Pero el anciano prosiguió. – Bien, pues al parecer fueron algo más de siete días, o por lo menos así lo evidencian todos estos fósiles. – Vaya, un rebelde. Al parecer no iba a tener que asentir y tragarme toda La Biblia entera. Eso le quitaba algo de tensión al asunto. Por primera vez sonreí sinceramente.
Después de ese instante de complicidad procedió a mostrarme la colección de fósiles. Menos mal, pensé, ya había pasado la peor parte. Ahora vería las malditas piedras por las que había pasado por todo aquello y me iría a casa a contárselo a alguien. Pobre infeliz, la visita no había hecho más que empezar.
El buen hombre me guiaba de fósil en fósil con gran decisión. La encorvada figura blanca recorría la sala lentamente, y a cada parada un nuevo desafío. Hablaba con suma dificultad, hacía muchas pausas para tomar aire. Yo comencé a sufrir por su salud. Aquel señor estaba haciendo un gran esfuerzo. Me hacía saber la datación de cada fósil, a qué período pertenecía, me nombraba la especie, y a menudo se entretenía hablando sobre la familia, el orden o el género en el que se incluía.
Llegó un momento en el que dejé de entender lo que decía, como si hubiese comenzado a hablar en otro idioma. No se si por lo mucho que le costaba vocalizar o porque realmente se puso a hablar en latín. A veces hacía pausas tan largas que parecía haberse quedado dormido. Supongo que estaría haciendo esfuerzos por recordar cosas. Se quedaba extasiado, mirando al vacío con la boca entreabierta. Parecía que en cualquier momento se le fuera a caer la mandíbula al suelo.
La colección era realmente extensa. Entre los fósiles que me presentó llamaron especialmente mi atención un esqueleto completo de dinosaurio, un mastodonte bastante grande y un impresionante diente de megalodón.
Y así llegamos al final de la ruta. Me apeé pues de ese autobús sin ruedas en la última estación. Le pagué los dos euros de la visita guiada y tres más de propina. Le di las gracias y me despedí de él.

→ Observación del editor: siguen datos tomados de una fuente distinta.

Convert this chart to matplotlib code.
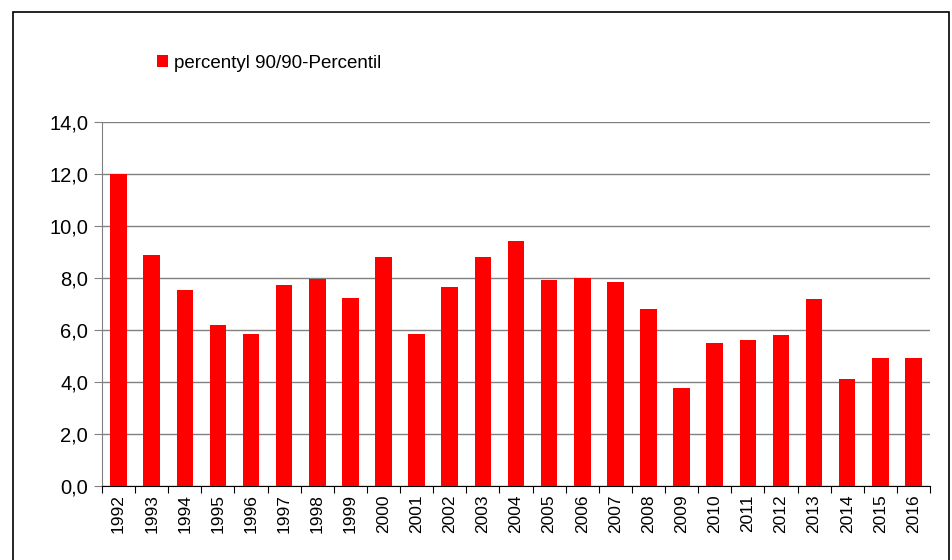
import matplotlib.pyplot as plt
import matplotlib.patches as patches
import numpy as np

plt.rcParams["font.family"] = ["Liberation Sans", "DejaVu Sans"]

## Data
years = [str(y) for y in range(1992, 2017)]
percentile_90 = [12.0, 8.88, 7.54, 6.19, 5.85, 7.73, 7.96, 7.23, 8.81, 5.85,
                 7.65, 8.81, 9.42, 7.92, 8.0, 7.85, 6.81, 3.77, 5.5, 5.62,
                 5.81, 7.19, 4.12, 4.92, 4.92]
legend_label = "percentyl 90/90-Percentil"
y_ticks = [0, 2, 4, 6, 8, 10, 12, 14]

## Figure
fig = plt.figure(figsize=(9.53, 5.6), dpi=100)
W, H = 953, 560
ax = fig.add_axes([102 / W, 1 - 486 / H, (930 - 102) / W, (486 - 122) / H])

# outer frame of the chart area
fig.patches.append(patches.Rectangle((13 / W, -0.05), (949 - 13) / W, 1.05 - 12 / H,
                                     transform=fig.transFigure, fill=False,
                                     edgecolor="black", linewidth=1.2))

x = np.arange(len(years))
bars = ax.bar(x, percentile_90, width=0.5, color="#ff0000", label=legend_label, zorder=3)

ax.set_xlim(-0.5, len(years) - 0.5)
ax.set_ylim(0, 14)
ax.set_yticks(y_ticks)
ax.set_yticklabels([f"{v:.1f}".replace(".", ",") for v in y_ticks], fontsize=14.5)
ax.yaxis.grid(True, color="#808080", linewidth=1.0, zorder=0)

# x ticks on category boundaries, labels centred on bars
ax.set_xticks(np.arange(-0.5, len(years), 1.0))
ax.set_xticklabels([])
ax.set_xticks(x, minor=True)
ax.set_xticklabels(years, minor=True, rotation=90, fontsize=12.5)
ax.tick_params(axis="x", which="major", length=5, color="black", direction="out")
ax.tick_params(axis="x", which="minor", length=0, pad=6)
ax.tick_params(axis="y", length=6, color="#808080", direction="out", pad=4)

for side in ["top", "right"]:
    ax.spines[side].set_visible(False)
ax.spines["left"].set_color("#808080")
ax.spines["bottom"].set_color("black")

fig.legend(handles=[bars], labels=[legend_label], loc="upper left",
           bbox_to_anchor=(140 / W, 1 - 38 / H), frameon=False, fontsize=13.5,
           handlelength=0.6, handleheight=0.6, handletextpad=0.3)

fig.savefig("out.png", dpi=100, facecolor="white")
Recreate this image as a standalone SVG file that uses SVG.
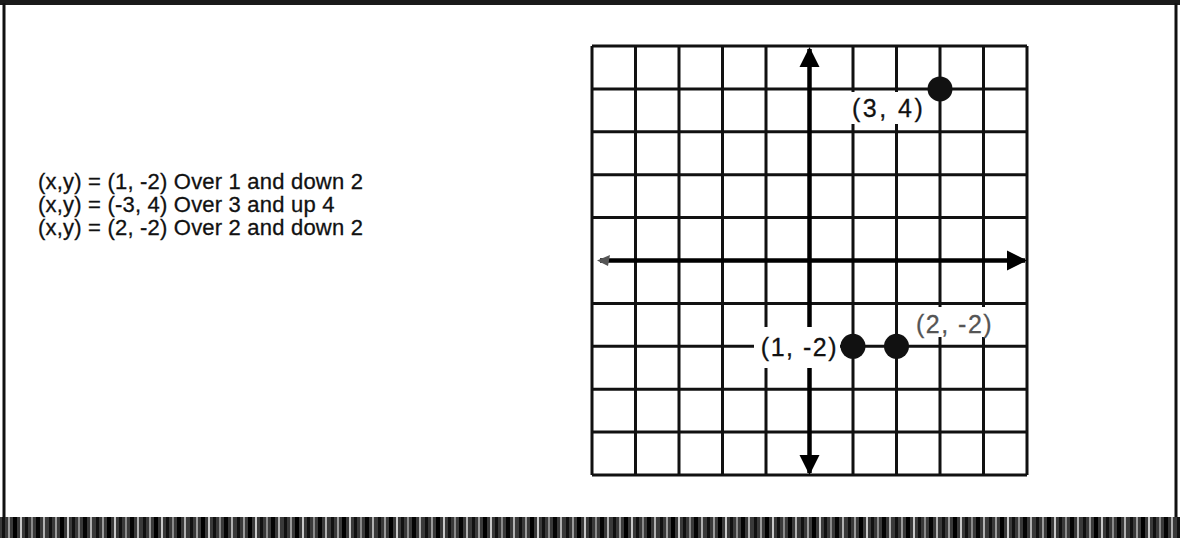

Cuando ya me iba, de vuelta por el oscuro claustro, volví la cabeza para mirar atrás, y de nuevo lo vi. Allí seguía aquel hombrecillo encorvado, mirándome con aquellos enormes ojos cristalinos y con aquella enigmática sonrisa. Adiós.
Esta historia es verídica, aunque en realidad no fui solo al museo, me acompañó un amigo que flipó tanto como yo.
Está especialmente dedicada a El PaleoFreak y a todos los asiduos de su blog.